Cuánta confusión campea entre quienes piensan que “ser oposición” en un régimen democrático es fungir como un otorgador de negativas sistemáticas a todos y cada uno de los planteamientos que devienen de la función de gobernar. Nada más tergiversado que ello: una oposición política responsable versa sobre la procuración de equilibrios necesarios dentro de un sistema de democracia.
El opositor es un fiel de la balanza que no concede terreno a la ilegalidad o el exceso de la autoridad, pero con su actuación promueve a su vez el apego al Estado de Derecho y el perfeccionamiento del régimen democrático.
Si partimos de los conceptos de Giovani Sartori en su ensayo El pluralismo polarizado en los parlamentos europeos encontramos la raíz que lleva a adjetivar a la oposición como “responsable o irresponsable”. En ese parámetro mucho tiene que ver la posibilidad que existe para acceder plenamente al poder. Sartori establece cómo a mayores posibilidades de acceso al poder, aunadas a un sistema de rendición de cuentas efectivo, la oposición tiende al apego a la legalidad, la responsabilidad y en consecuencia a la actuación genuina que detenta causas y genera legitimidad.
Contrario a ello, la oposición que vea reducidas sus capacidades de conquistar el poder político tiende a estar del lado de la simulación, que solamente obedece a los intereses del gobierno en turno.
Aunado a Sartori, el connotado jurista Ricardo Haro establece en su obra Constitución, poder y control que una oposición puede preciarse de cumplir con su función fundamental de equilibrio cuando la misma ejerce actos de colaboración, actos de control y actos de contestación.
Identidad
En el primer caso, en el ejercicio de esa responsabilidad requerida puede allanarse a propuestas que se encaucen a un fin supremo para el bienestar de la sociedad y el Estado. En el caso segundo, el control es un ejercicio que favorece el acotamiento de actos de gobierno que pueden resultar excesivos. Y finalmente, el acto de contestación es la acción debida para aportar los argumentos suficientes, mismos que deben encontrar sonoro eco para que los mismos se analicen y contrapongan por el raciocinio social.
Con enorme claridad se visualiza el caso mexicano cuando se le impone este tipo de análisis académico. El problema sobre una escasez generalizada por sostener con convicción principios e ideología para definirse con solidez dentro de la política es el punto de partida que concede permiso para que el político mexicano pueda tener un apego volátil a un partido político. La gran mayoría de representantes legislativos o gobernantes no conocen con suficiencia los fundamentos que dan origen al color de la política que ellos mismos representan. En consecuencia, esa honda crisis de identidad dibuja políticos cuyo actuar se rige por la conveniencia más que por la convicción.
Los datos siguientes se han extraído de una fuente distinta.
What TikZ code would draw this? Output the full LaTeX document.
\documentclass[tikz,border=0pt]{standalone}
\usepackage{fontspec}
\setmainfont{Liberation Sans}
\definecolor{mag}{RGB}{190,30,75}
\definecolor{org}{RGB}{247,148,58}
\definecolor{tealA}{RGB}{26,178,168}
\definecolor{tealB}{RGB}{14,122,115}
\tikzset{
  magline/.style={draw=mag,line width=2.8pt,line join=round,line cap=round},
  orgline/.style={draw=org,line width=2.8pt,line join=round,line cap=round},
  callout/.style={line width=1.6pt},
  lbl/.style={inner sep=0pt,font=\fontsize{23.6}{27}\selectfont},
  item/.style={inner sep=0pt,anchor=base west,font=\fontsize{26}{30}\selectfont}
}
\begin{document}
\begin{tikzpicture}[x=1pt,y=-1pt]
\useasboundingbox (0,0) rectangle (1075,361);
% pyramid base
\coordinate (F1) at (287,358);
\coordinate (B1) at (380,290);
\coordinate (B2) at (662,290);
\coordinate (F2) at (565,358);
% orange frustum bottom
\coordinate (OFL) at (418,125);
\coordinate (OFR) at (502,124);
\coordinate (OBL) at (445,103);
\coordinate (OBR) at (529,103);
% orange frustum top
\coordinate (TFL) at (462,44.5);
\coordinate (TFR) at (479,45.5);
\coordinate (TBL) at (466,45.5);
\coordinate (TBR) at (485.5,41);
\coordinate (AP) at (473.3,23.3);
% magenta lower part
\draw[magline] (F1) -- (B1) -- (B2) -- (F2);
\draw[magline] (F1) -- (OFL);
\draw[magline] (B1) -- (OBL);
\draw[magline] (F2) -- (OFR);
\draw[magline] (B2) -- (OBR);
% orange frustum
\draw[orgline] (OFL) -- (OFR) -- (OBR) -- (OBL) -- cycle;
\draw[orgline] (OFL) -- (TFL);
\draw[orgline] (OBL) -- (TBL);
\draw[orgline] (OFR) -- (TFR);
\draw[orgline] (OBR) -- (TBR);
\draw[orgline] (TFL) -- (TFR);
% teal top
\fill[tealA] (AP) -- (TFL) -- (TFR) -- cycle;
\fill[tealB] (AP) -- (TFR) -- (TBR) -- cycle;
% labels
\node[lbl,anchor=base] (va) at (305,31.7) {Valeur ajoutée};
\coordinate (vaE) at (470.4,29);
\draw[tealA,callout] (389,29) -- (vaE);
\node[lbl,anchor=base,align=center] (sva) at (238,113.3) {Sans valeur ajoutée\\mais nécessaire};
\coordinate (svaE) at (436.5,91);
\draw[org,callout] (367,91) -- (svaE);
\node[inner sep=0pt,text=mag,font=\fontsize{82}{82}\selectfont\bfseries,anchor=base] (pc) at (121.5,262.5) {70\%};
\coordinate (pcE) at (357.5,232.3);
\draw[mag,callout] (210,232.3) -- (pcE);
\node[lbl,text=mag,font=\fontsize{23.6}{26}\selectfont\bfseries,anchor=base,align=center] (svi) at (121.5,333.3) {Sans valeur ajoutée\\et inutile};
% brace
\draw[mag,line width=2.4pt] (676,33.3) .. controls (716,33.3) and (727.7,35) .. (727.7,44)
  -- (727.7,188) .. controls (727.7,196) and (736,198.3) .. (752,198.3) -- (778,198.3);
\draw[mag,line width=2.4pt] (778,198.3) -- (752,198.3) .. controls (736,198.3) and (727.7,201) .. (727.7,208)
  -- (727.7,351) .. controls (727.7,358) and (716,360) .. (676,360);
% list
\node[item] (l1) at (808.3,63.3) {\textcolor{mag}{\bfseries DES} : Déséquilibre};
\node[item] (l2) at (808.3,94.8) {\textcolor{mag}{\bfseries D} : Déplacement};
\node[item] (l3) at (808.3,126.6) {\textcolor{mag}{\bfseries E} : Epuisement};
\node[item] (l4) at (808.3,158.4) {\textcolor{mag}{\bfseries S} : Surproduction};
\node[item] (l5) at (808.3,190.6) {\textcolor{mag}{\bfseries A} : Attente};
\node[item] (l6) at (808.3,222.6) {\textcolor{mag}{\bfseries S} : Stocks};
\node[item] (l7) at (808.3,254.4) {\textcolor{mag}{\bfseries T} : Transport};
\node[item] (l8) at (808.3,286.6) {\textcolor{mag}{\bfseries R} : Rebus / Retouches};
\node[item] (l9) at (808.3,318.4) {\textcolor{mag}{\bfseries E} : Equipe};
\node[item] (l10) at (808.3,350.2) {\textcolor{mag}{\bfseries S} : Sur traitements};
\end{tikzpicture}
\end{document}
Por otra parte, esa actuación errática se percibe como incongruencia, misma que tanto se repudia en lo colectivo.
Estamos ante una crisis generalizada de credibilidad que pesa sobre el poder público, las instituciones (con honrosas excepciones) y subrayadamente sobre los políticos. Si a ello sumamos algunas características particulares de la circunstancia y momento no es de extrañar que la percepción generalizada sea que en el país se cuenta con una oposición endeble. Ejemplos sobran, y bien podríamos mencionar los siguientes:
No existe una alianza fincada en la convicción de las causas ni en la solidez de la empatía ideológica en la política. La conveniencia de aliarse es única y exclusivamente con fines de ganancia electoral. En el caso de la gran alianza opositora mexicana están más preocupados en cuánto representará la repartición de ubicaciones ante lo conquistado electoralmente, que en la propuesta de fondo para la solución de problemas en lo general.
Tampoco existe un hilo conductor que amalgame una alianza. La narrativa es dispersa y en muchas ocasiones raya en tonos auténticamente revanchistas.
No existe credibilidad plena ni legitimidad sobre una figura carismática. Al menos en el horizonte aún se ve sumamente borroso quién podrá portar con solvencia la bandera del cambio. Solamente se asoman ambiciones que, en el caso del dirigente priista, aterrizan ridículamente en la ambición sin límite.
Pero antes del hombre o la mujer, las ideas. ¿Quién está a la altura?